Begitu manis, sabit menemaniku
menyesap rindu, menghabiskan sepertiga malam ini. Bersentuh langsung dengan
bumi, terpayungi atap semesta bertaburkan bintang. Kucoba untuk menatapnya,
mencoba membaca makna dari senyumnya. Dadaku menghangat, desiran darahku
semakin cepat. Kurasakan hadirmu disini, aku merasakanmu begitu dekat, sedekat
hati kita. Senyumnya seutuh senyummu, sinarnya sehangat pelukanmu. Mungkinkah
kau juga sedang bersamanya?
Aku percaya, masih dan selalu
masih ada intuisi diantara kita. Seperti purnama dan pasang laut, seperti umbra
dan penumbra, seperti... seperti bumi dan matahari. Meski jarak tak jua lelah
memisah aku dan kamu, memisah kita. Waktu memberikan ruang yang terlalu terbuka
untuk kita saling merindu, karena takdir memberikan celah yang cukup untuk kita
saling mencinta.
Entah bagaimana hatiku begitu
yakin pada hatimu, pada caramu menyayangiku. Aku merasa kau menyayangiku
sebagai aku menyayangimu. Bagimu, bagiku, bagi kita menyayangi tidak harus
melalui apa yang terucap. Caramu menatapku, senyummu, pelukanmu yang meniadakan
semua ketakutanku.
Akankah waktu sudi membiarkan
pelukan kita saling berjumpa(lagi)? Maukah Tuhan memberikan kesempatan untuk
pelukan malam itu menyapa deru nafas aku dan kamu? Malam itu malam yang selalu
kurindu. Aku percaya, semua ada masanya. Akan indah tepat pada waktunya. Peluk
itu menenangkanku, memberikan nafas baru dalam hidupku.

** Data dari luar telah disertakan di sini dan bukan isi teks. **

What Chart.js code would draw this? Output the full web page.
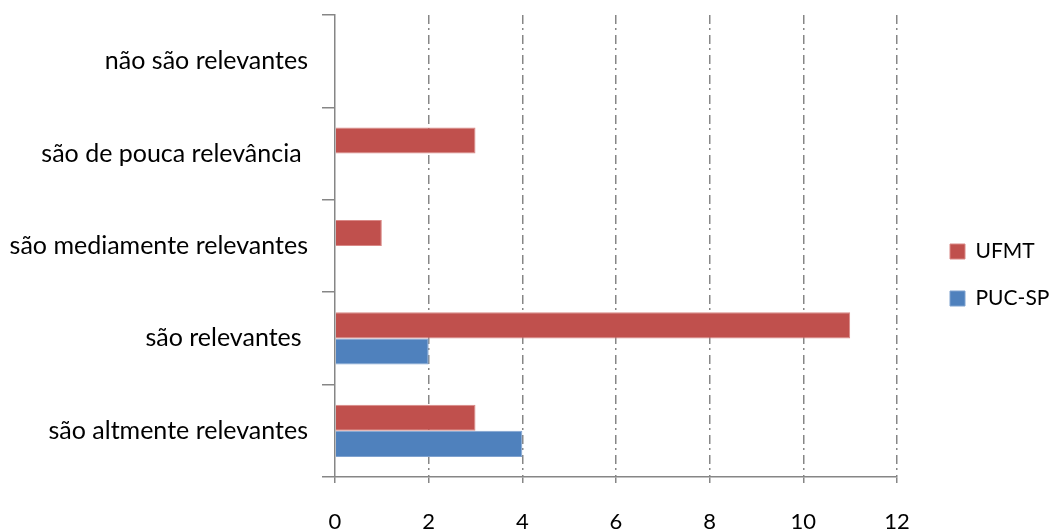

Aku percaya dan siap menerima
segalanya. Jika kepercayaanku harus dibayar dengan lukapun, degan tangispun.
Jika semua adalah kesalahanku dalam menafsirkan, jika semua hanya nyata dalam anganku, tak apa. Jika kepercayaanku adalah kebodohanku dalam anganku sendiri, ketololanku yang
selalu merindumu. Tak apa, ini mauku, ini inginku.